From the faculty-student dealings in "The Stones of the House," I get the impression that Mr. Morrison considers a student body as a necessary but unpleasant prop in a college. There is no evidence that the relation between Rowley's professors and undergraduates ever goes beyond the brief contacts in the classroom or dean's office. Perhaps one might explain this as selective pruning; "The Stones of the House" is primarily a few months in Andrew Aiken's life, and during this time the acting president is seldom directly concerned with students. But at one time, Aiken must deal with the college's daily newspaper, the "Register." Here his behavior is quite puzzling. He attacks the "Register" editors as irresponsible children playing at grown-up journalism, when they print a confidential report on a faculty tip. Yet, he uses the "Register" for his own purposes a little later in order to rally opinion for his library project. Never does he consider the "Register" group individually.

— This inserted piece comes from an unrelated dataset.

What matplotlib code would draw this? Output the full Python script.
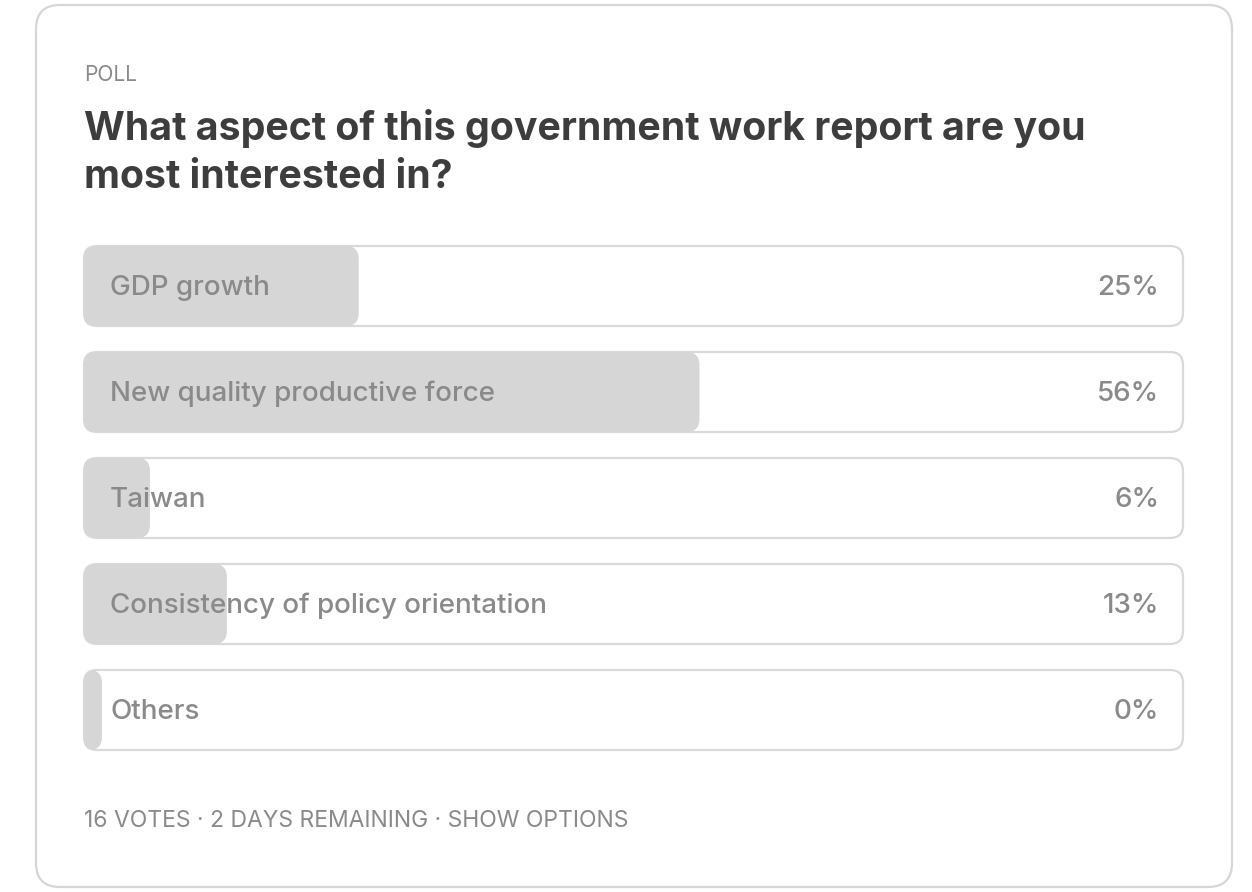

He seems to feel the "Register" is "responsible" only when it serves his own programs and purposes.
Just as he assumes the "Register" gleefully wants to embarrass rather that to inform, Mr. Morrison implies that students in a classroom are not primarily concerned with learning; instead they face their instructors maliciously, much like a mob that needs skillful handling.
But if Mr. Morrison does not understand his students, he is able to sharply penetrate his contemporaries. The only inadequacy in his portrait of Aiken is his failure to pull the curtain from the man's past. For two months, the reader knows Andrew Aiken intimately--his character and his ability. But he never knows just what Andrew Aiken taught before he became an acting president, or what in his past exists to account for his actions. There is no need for Mr. Morrison to tell anything more about Aiken's wife Connie, than he does. She, the faculty members, Aiken's secretary are seen largely through his eyes. Since so much of the novel is subjectively Aiken, however, the reader must have a more complete individual with which to identify himself.
Aiken's problems and his resolutions are skillfully handled, for the most part, with a remarkable literary honesty. Only the circumstances leading up to the large library gift seem contrived, and this because Mr. Morrison has packed a bit too much coincidence within too few pages.
But creating action is clearly not the best measure of Mr. Morrison's ability. He masterfully captures simple relationships between mature people. Andrew Aiken's conversations with Connie, with old Martin Holmes, the college chaplain, with Maurice Holsberg, a confused, easily hurt Jewish professor--these are the representation of his talent. He can draw from a college community a perceptive sampling of the humor, frustration, and challenge in an academic life. But before he writes another novel, Mr. Morrison should get to know his students a lot better.